I loved that dude. They should just clone Mason and give every team one.
A physical player without being nasty or illegal...loved Mase as well.
I am not too sure about Mase in this league. He was a ball dominant iso heavy player. He could be tricky. You kinda gotta get out of his way and let him have at it.
I loved Mase in NYC and Charlotte but I am still angry at how things played out when he went to Milwaukee. I thought they were on the verge of a Championship. Mase should have been the final piece but his selfishness destroyed that team from within.
While I agree Mason was a bit of a cancer in that locker room, I never bought Milwaukee as being anywhere near a contender. Milwaukee made the ECFs the year before Mason got there but that ECF had possibly the 2 worst ECF teams ever to be in the ECFs at the same time.
The real title contenders were all out West. The real title contenders during this period were the Lakers, Spurs, Suns and Kings. Milwaukee was no where near title contenders.
And though Mason loved to pound the ball in the post, which contributed to a much slower pace and disjointed offense, I think a much worse defense, bad rebounding and terrible play from their bigs, who were pretty suspect even the year before, were bigger factors in that team falling off.
It's also very possible that 2001 team that went to the ECF played way over their heads that year in, again, maybe one of the worst seasons for Eastern Conference basketball ever. They were a .500 team before that season and for a while after that season.
A cursory look at the stats would say that the team's success wasn't really sustainable: they had the best offence in the league with an All-NBA guard spearheading the offence (screams of a really hot year than actual sustainable quality) and the 20th best defence with a good number of sketchy defensive players. That Bucks team looks more like a mid-high 40s to low 50 win team than a contender tbh.
I’m curious how much of that one year peak was the George Karl factor. His teams have a history of playing really hard for him at first, followed by them soon tuning him out. I know that Ray Allen criticized him.
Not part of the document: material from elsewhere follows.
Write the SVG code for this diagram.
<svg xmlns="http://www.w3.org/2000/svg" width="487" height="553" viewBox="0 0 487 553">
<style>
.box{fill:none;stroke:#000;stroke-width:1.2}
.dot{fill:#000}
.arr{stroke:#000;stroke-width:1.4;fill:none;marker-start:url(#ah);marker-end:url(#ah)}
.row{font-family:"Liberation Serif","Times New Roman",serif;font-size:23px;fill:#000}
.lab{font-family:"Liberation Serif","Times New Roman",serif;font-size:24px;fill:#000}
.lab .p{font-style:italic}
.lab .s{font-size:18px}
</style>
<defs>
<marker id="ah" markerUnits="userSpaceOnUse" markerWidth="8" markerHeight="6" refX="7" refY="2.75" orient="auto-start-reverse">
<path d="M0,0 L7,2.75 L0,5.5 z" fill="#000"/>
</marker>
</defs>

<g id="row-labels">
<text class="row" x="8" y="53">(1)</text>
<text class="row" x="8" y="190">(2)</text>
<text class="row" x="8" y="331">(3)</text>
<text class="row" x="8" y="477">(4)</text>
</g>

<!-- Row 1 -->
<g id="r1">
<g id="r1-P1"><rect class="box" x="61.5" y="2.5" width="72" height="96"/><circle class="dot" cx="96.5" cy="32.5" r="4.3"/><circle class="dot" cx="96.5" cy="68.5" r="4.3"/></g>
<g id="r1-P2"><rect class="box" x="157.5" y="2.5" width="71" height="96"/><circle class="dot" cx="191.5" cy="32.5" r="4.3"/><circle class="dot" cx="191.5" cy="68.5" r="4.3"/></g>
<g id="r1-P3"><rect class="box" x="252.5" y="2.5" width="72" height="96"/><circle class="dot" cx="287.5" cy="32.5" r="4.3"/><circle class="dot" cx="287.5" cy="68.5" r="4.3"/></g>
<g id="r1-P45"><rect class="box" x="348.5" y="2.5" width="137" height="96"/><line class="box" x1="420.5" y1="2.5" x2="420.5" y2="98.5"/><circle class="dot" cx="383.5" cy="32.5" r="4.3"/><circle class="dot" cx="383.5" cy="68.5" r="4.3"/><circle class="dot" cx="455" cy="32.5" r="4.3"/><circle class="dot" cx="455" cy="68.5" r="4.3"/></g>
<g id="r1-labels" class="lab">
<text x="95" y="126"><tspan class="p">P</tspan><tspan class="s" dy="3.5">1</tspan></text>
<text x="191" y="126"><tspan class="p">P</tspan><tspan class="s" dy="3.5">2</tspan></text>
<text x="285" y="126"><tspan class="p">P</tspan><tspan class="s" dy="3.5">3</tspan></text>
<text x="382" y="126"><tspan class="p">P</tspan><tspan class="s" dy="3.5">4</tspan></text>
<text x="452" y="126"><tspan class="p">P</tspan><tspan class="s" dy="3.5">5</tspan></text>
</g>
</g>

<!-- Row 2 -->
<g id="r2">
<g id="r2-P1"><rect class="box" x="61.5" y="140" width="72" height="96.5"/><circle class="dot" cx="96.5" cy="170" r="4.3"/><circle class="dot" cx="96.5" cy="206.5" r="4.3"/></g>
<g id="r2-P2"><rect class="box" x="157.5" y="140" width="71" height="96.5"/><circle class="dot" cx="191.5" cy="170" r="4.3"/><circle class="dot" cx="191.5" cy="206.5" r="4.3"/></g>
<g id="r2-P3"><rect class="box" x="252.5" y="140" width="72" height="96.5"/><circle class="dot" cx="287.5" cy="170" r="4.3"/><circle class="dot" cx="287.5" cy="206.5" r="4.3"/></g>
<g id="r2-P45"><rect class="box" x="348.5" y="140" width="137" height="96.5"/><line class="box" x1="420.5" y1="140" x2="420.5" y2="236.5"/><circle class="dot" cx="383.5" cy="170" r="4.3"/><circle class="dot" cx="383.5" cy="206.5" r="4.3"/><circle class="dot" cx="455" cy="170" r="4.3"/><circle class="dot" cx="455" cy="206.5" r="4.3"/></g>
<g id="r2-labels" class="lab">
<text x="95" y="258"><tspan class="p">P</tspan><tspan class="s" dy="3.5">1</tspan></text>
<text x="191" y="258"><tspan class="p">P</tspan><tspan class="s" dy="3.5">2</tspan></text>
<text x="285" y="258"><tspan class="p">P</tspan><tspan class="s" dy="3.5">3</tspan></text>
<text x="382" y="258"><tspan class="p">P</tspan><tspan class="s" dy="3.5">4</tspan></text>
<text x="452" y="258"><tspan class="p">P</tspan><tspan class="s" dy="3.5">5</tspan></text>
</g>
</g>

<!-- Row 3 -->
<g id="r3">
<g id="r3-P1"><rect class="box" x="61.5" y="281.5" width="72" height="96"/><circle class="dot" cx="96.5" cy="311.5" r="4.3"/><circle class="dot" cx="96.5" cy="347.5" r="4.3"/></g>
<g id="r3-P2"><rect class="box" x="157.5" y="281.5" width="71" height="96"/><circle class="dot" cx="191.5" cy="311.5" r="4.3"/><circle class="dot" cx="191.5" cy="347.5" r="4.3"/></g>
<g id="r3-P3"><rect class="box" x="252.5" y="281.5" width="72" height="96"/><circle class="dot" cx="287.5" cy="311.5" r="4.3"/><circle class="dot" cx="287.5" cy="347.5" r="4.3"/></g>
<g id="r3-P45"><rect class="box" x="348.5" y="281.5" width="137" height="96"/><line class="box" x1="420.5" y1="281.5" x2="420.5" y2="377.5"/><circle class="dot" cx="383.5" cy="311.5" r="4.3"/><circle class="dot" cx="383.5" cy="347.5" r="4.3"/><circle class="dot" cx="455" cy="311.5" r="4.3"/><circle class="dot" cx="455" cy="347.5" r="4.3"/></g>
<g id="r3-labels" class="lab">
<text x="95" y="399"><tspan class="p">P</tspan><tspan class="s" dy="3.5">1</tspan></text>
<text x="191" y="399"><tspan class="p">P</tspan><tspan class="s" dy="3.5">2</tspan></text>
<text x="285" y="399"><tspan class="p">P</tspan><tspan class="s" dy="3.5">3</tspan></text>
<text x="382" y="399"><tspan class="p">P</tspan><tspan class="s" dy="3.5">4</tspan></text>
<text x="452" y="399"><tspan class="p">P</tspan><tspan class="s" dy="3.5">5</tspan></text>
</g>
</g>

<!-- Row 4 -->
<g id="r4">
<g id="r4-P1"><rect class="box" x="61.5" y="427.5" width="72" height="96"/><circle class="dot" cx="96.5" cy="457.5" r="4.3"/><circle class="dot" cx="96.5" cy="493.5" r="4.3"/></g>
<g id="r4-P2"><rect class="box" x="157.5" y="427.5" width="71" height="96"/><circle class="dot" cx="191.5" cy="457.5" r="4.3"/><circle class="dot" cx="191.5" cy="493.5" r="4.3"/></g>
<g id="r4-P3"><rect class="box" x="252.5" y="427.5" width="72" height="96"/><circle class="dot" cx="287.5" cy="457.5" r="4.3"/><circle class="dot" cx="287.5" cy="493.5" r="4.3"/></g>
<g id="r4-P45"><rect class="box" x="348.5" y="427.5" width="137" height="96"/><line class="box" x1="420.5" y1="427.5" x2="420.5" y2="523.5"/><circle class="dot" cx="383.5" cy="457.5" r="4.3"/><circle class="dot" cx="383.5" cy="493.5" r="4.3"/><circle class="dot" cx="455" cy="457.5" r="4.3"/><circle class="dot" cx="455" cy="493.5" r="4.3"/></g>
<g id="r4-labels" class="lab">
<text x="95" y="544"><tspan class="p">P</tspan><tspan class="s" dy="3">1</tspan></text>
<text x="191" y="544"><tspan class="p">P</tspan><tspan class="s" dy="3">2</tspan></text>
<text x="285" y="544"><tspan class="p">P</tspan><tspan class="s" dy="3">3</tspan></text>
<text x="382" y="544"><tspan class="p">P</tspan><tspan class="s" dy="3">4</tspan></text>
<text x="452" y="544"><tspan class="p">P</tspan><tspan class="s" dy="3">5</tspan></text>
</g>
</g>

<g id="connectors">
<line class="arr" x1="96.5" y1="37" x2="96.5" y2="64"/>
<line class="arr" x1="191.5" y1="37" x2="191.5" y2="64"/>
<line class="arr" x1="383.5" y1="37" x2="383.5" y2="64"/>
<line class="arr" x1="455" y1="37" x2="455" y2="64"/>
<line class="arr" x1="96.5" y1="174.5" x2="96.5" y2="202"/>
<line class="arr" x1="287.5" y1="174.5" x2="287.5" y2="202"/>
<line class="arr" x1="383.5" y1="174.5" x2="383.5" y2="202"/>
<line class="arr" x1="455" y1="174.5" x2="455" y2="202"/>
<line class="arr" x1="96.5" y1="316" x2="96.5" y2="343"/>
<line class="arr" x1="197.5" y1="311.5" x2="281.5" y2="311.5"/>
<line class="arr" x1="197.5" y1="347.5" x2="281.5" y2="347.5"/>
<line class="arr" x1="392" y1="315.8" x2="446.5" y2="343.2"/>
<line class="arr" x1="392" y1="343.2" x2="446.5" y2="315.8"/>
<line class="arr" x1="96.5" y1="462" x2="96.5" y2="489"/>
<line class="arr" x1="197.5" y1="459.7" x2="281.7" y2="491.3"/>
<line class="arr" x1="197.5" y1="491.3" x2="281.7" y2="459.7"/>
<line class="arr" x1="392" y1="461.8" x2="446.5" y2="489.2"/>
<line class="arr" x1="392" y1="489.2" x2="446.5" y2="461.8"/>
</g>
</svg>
I think it was pretty much Ray going supernova for that one year. His APM stats peaked in '01 (it was so high for his standards that there's a clear distance between his '01 season and his second "best" season in this metric), and his box stats do show that his efficiency and scoring volume were at its best (or near it) when compared to other seasons in his career. The tape also shows that he was really dynamic that season when it came to the offensive end for guys who want a bit more than numbers.
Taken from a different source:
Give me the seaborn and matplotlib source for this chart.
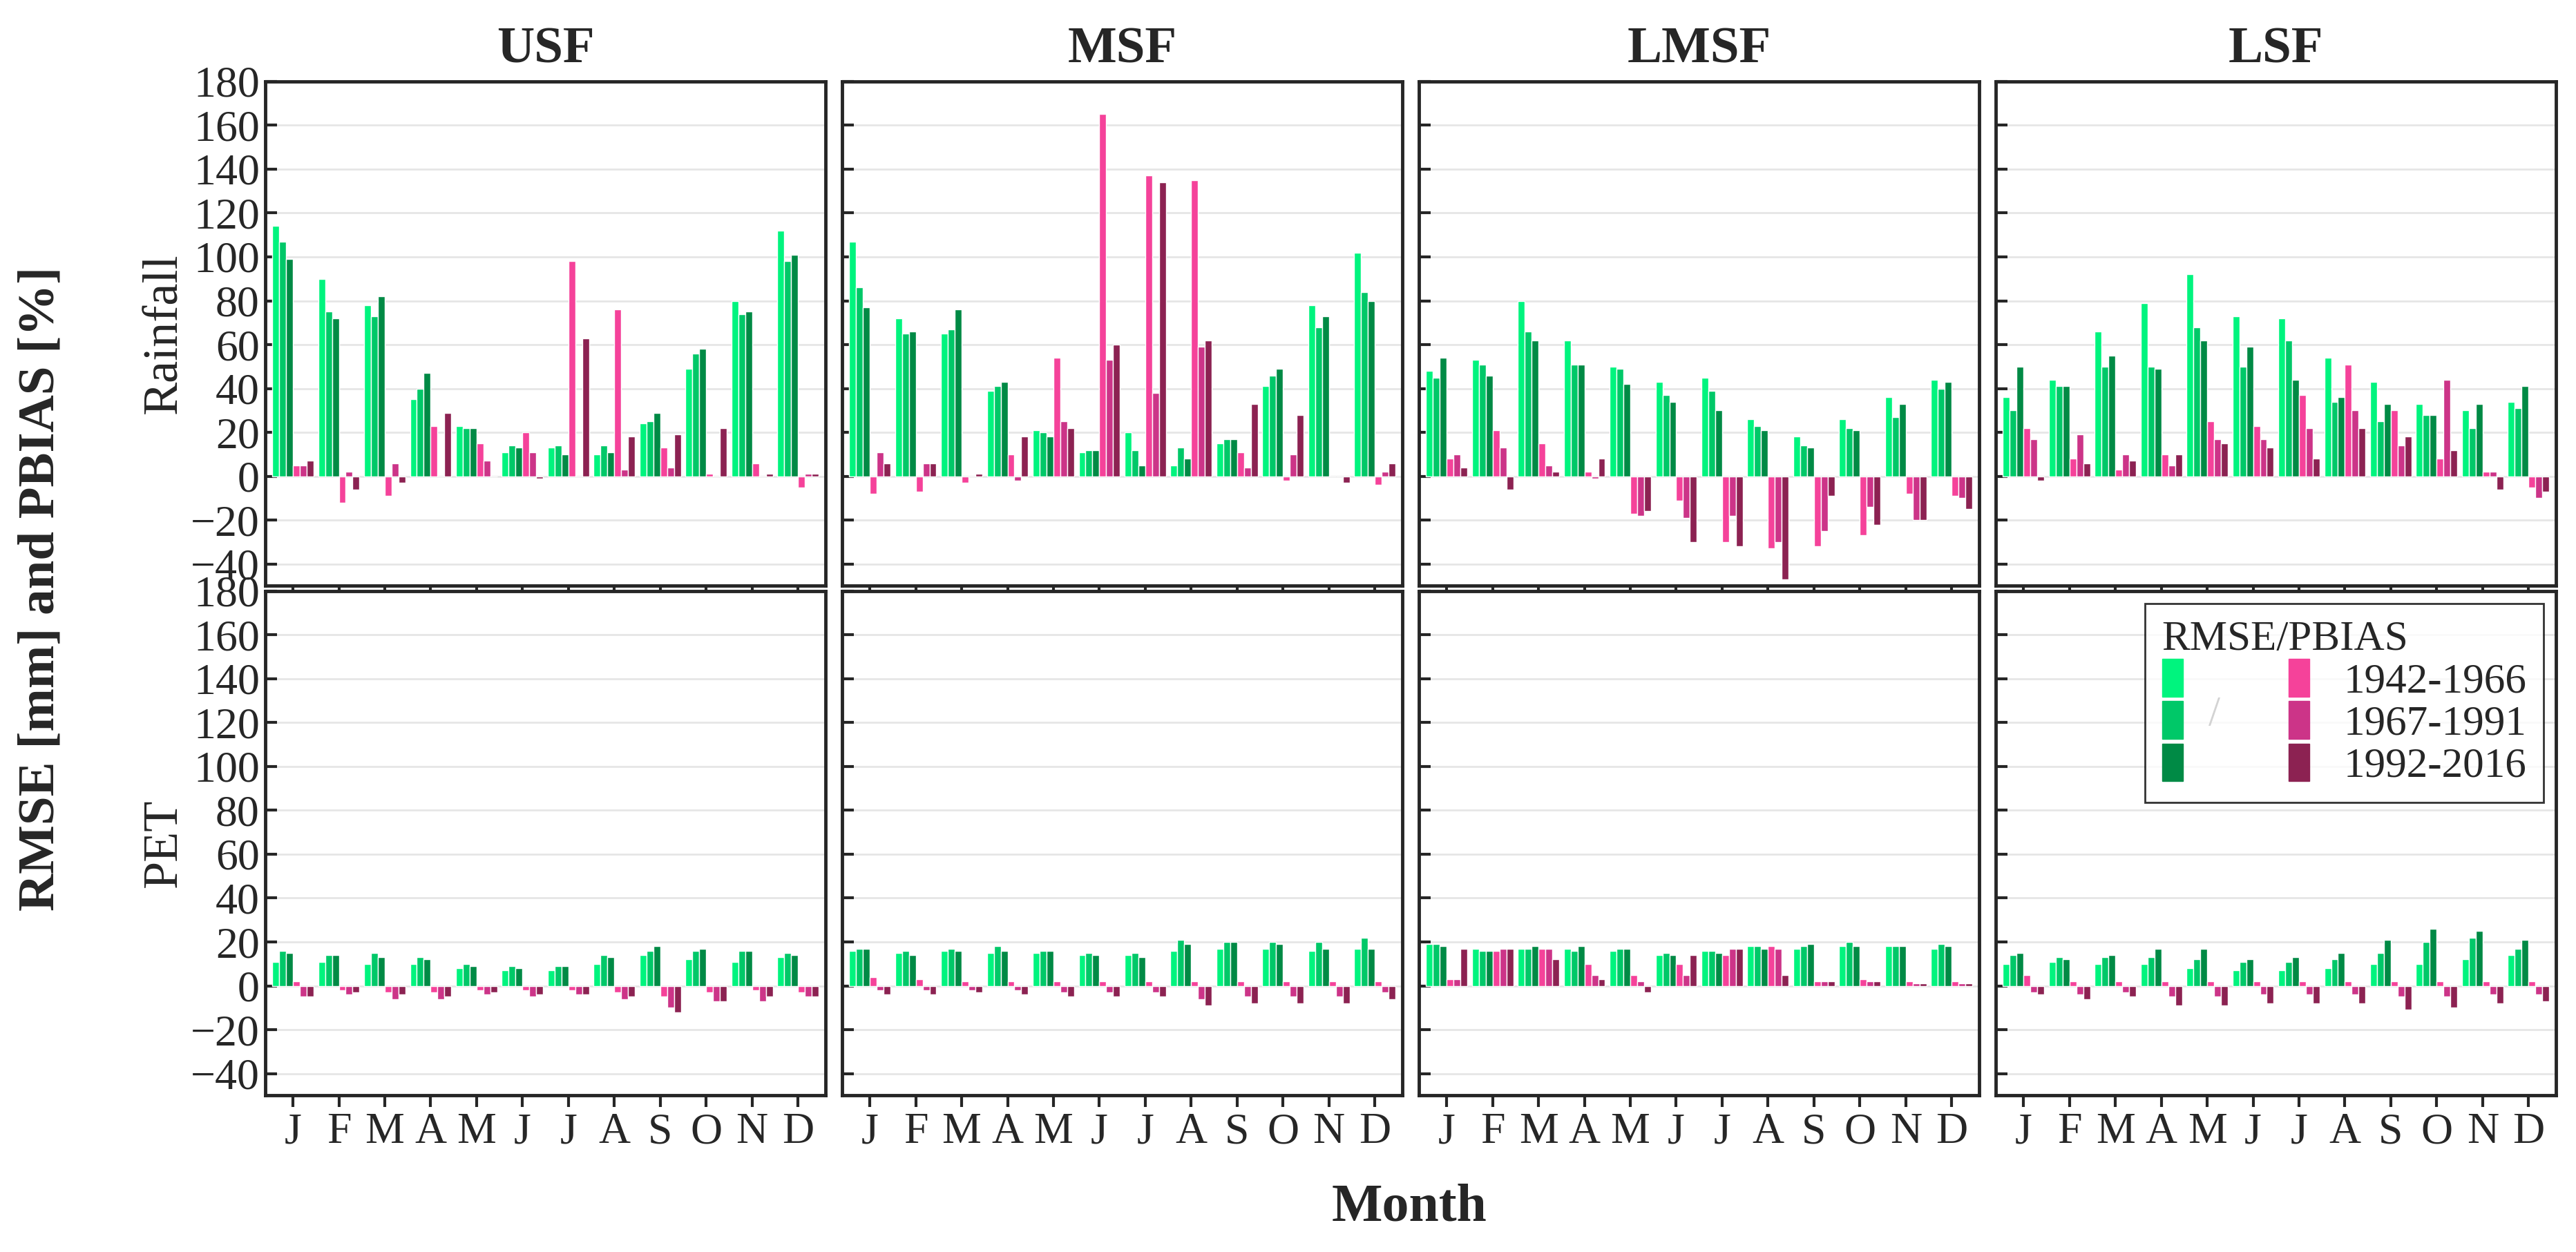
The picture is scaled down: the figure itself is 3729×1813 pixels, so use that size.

I think that you are seeing some thing in the stats that isn’t there. He had 0.5 assists more per 100 possessions than he did in 2002. Meanwhile, in 2001 he was an inferior shooter and scorer on a per possession basis.
Adjusted Plus-minus, RPM, win shares, etc., aren’t nearly as good at predicting the quality of a player’s season than stat heads would have you believe. They’re just fluky, often backward-looking metrics created to try to describe impact, which isn’t at all measurable consistently.
Agree 100%. The human factor played a much larger factor that year than anything else. Bringing in a malcontent in Mason combined with the core of that team being in the third season with George Karl's caustic personality and drill sargeant coaching style is what killed that team. That and because their bigs were bad.
20 years from now the 20somethings of the world can go back and look at stats and say that Kyrie had an amazing season in 2018-19 and the stats show this, this and that. They may then use the stats to form ideas about why, basketball wise the Celtics failed that year.
But the reason they failed was poor roster construction, Hayward's limitations in coming back from injury and Kyrie, Rozier and, to an extent, Morris being locker room cancers/problems. It was the human element that caused the Celtics to have a bit of a down season, not what the stats would say was the problem.